Given material »

===============

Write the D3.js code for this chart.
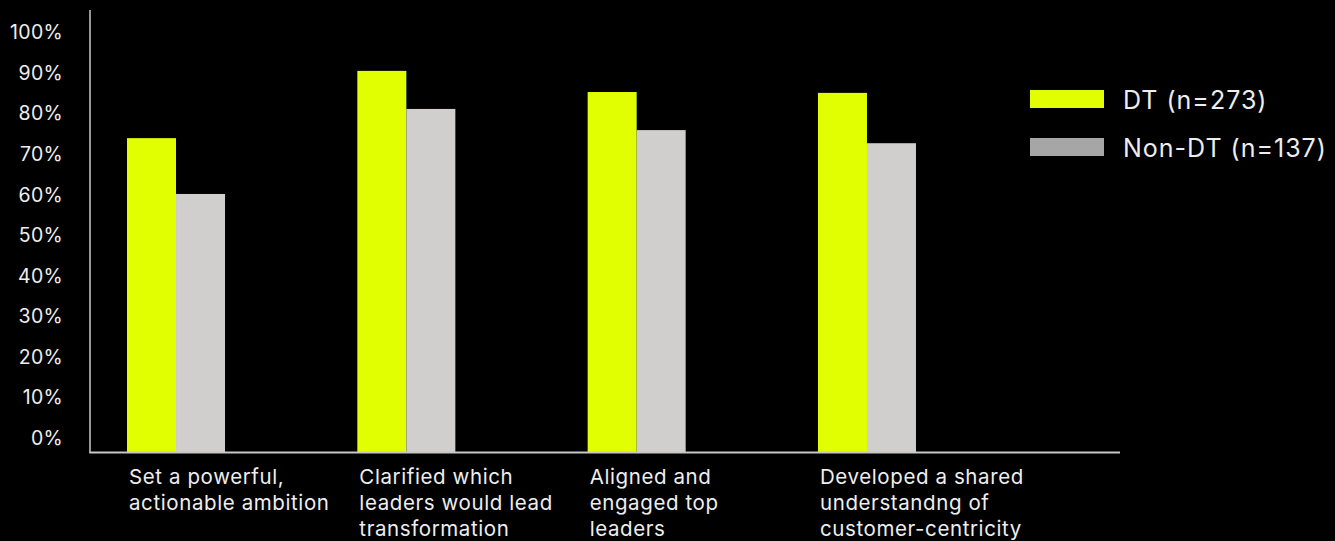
<!DOCTYPE html>
<html>
<head>
<meta charset="utf-8">
<script src="https://cdn.jsdelivr.net/npm/d3@7"></script>
<style>
  html, body { margin: 0; padding: 0; background: #000; }
  svg { display: block; }
  text { font-family: Inter, "Noto Sans", sans-serif; fill: #eeeeee; }
</style>
</head>
<body>
<svg id="chart" width="1335" height="541"></svg>
<script>
const categories = [
  ["Set a powerful,", "actionable ambition"],
  ["Clarified which", "leaders would lead", "transformation"],
  ["Aligned and", "engaged top", "leaders"],
  ["Developed a shared", "understandng of", "customer-centricity"]
];
const seriesNames = ["DT (n=273)", "Non-DT (n=137)"];
const dtValues = [74.2, 90.1, 85.1, 84.9];
const nonDtValues = [61, 81.1, 76.1, 73];
const yTicks = [0, 10, 20, 30, 40, 50, 60, 70, 80, 90, 100];

const barColors = ["#e1ff00", "#d0cfcd"];
const legendColors = ["#e1ff00", "#a6a6a6"];

const svg = d3.select("#chart");
const x0 = d3.scaleBand().domain(d3.range(categories.length)).range([90, 953]).paddingInner(0.5745).paddingOuter(0.1607);
const x1 = d3.scaleBand().domain([0, 1]).range([0, x0.bandwidth()]);
const y = d3.scaleLinear().domain([0, 100]).range([452, 29]);
const yLabel = d3.scaleLinear().domain([0, 100]).range([445, 39.3]);

const series = [dtValues, nonDtValues];
const groups = svg.append("g").selectAll("g").data(categories).join("g")
  .attr("transform", (d, i) => `translate(${x0(i)},0)`);
groups.selectAll("rect").data((d, i) => series.map((s, k) => ({k, v: s[i]}))).join("rect")
  .attr("x", d => x1(d.k))
  .attr("width", x1.bandwidth())
  .attr("y", d => y(d.v))
  .attr("height", d => y(0) - y(d.v))
  .attr("fill", d => barColors[d.k]);

// axes
svg.append("line").attr("x1", 90).attr("x2", 90).attr("y1", 10).attr("y2", 452.5)
  .attr("stroke", "#c8c8c8").attr("stroke-width", 1.5);
svg.append("line").attr("x1", 89.25).attr("x2", 1120).attr("y1", 452.5).attr("y2", 452.5)
  .attr("stroke", "#c8c8c8").attr("stroke-width", 2);

svg.append("g").selectAll("text").data(yTicks).join("text")
  .attr("x", 63).attr("y", d => yLabel(d))
  .attr("text-anchor", "end").style("font-size", "19.5px").style("letter-spacing", "0.3px")
  .text(d => d + "%");

// category labels
const cl = svg.append("g").selectAll("text").data(categories).join("text")
  .attr("x", (d, i) => x0(i) + 2).attr("y", 484)
  .style("font-size", "20.5px").style("letter-spacing", "0.6px");
cl.selectAll("tspan").data(d => d).join("tspan")
  .attr("x", function() { return d3.select(this.parentNode).attr("x"); })
  .attr("dy", (d, j) => j === 0 ? 0 : 26)
  .text(d => d);

// legend
const lg = svg.append("g").selectAll("g").data(seriesNames).join("g")
  .attr("transform", (d, i) => `translate(1030,${90 + i * 48})`);
lg.append("rect").attr("width", 74).attr("height", 18).attr("fill", (d, i) => legendColors[i]);
lg.append("text").attr("x", 93).attr("y", 19).style("font-size", "25px").style("letter-spacing", "1px").text(d => d);
</script>
</body>
</html>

===============

Print the full listing exactly, dropping the pictures.

Finished task »
Write the D3.js code for this chart.
<!DOCTYPE html>
<html>
<head>
<meta charset="utf-8">
<script src="https://cdn.jsdelivr.net/npm/d3@7"></script>
<style>
  html, body { margin: 0; padding: 0; background: #000; }
  svg { display: block; }
  text { font-family: Inter, "Noto Sans", sans-serif; fill: #eeeeee; }
</style>
</head>
<body>
<svg id="chart" width="1335" height="541"></svg>
<script>
const categories = [
  ["Set a powerful,", "actionable ambition"],
  ["Clarified which", "leaders would lead", "transformation"],
  ["Aligned and", "engaged top", "leaders"],
  ["Developed a shared", "understandng of", "customer-centricity"]
];
const seriesNames = ["DT (n=273)", "Non-DT (n=137)"];
const dtValues = [74.2, 90.1, 85.1, 84.9];
const nonDtValues = [61, 81.1, 76.1, 73];
const yTicks = [0, 10, 20, 30, 40, 50, 60, 70, 80, 90, 100];

const barColors = ["#e1ff00", "#d0cfcd"];
const legendColors = ["#e1ff00", "#a6a6a6"];

const svg = d3.select("#chart");
const x0 = d3.scaleBand().domain(d3.range(categories.length)).range([90, 953]).paddingInner(0.5745).paddingOuter(0.1607);
const x1 = d3.scaleBand().domain([0, 1]).range([0, x0.bandwidth()]);
const y = d3.scaleLinear().domain([0, 100]).range([452, 29]);
const yLabel = d3.scaleLinear().domain([0, 100]).range([445, 39.3]);

const series = [dtValues, nonDtValues];
const groups = svg.append("g").selectAll("g").data(categories).join("g")
  .attr("transform", (d, i) => `translate(${x0(i)},0)`);
groups.selectAll("rect").data((d, i) => series.map((s, k) => ({k, v: s[i]}))).join("rect")
  .attr("x", d => x1(d.k))
  .attr("width", x1.bandwidth())
  .attr("y", d => y(d.v))
  .attr("height", d => y(0) - y(d.v))
  .attr("fill", d => barColors[d.k]);

// axes
svg.append("line").attr("x1", 90).attr("x2", 90).attr("y1", 10).attr("y2", 452.5)
  .attr("stroke", "#c8c8c8").attr("stroke-width", 1.5);
svg.append("line").attr("x1", 89.25).attr("x2", 1120).attr("y1", 452.5).attr("y2", 452.5)
  .attr("stroke", "#c8c8c8").attr("stroke-width", 2);

svg.append("g").selectAll("text").data(yTicks).join("text")
  .attr("x", 63).attr("y", d => yLabel(d))
  .attr("text-anchor", "end").style("font-size", "19.5px").style("letter-spacing", "0.3px")
  .text(d => d + "%");

// category labels
const cl = svg.append("g").selectAll("text").data(categories).join("text")
  .attr("x", (d, i) => x0(i) + 2).attr("y", 484)
  .style("font-size", "20.5px").style("letter-spacing", "0.6px");
cl.selectAll("tspan").data(d => d).join("tspan")
  .attr("x", function() { return d3.select(this.parentNode).attr("x"); })
  .attr("dy", (d, j) => j === 0 ? 0 : 26)
  .text(d => d);

// legend
const lg = svg.append("g").selectAll("g").data(seriesNames).join("g")
  .attr("transform", (d, i) => `translate(1030,${90 + i * 48})`);
lg.append("rect").attr("width", 74).attr("height", 18).attr("fill", (d, i) => legendColors[i]);
lg.append("text").attr("x", 93).attr("y", 19).style("font-size", "25px").style("letter-spacing", "1px").text(d => d);
</script>
</body>
</html>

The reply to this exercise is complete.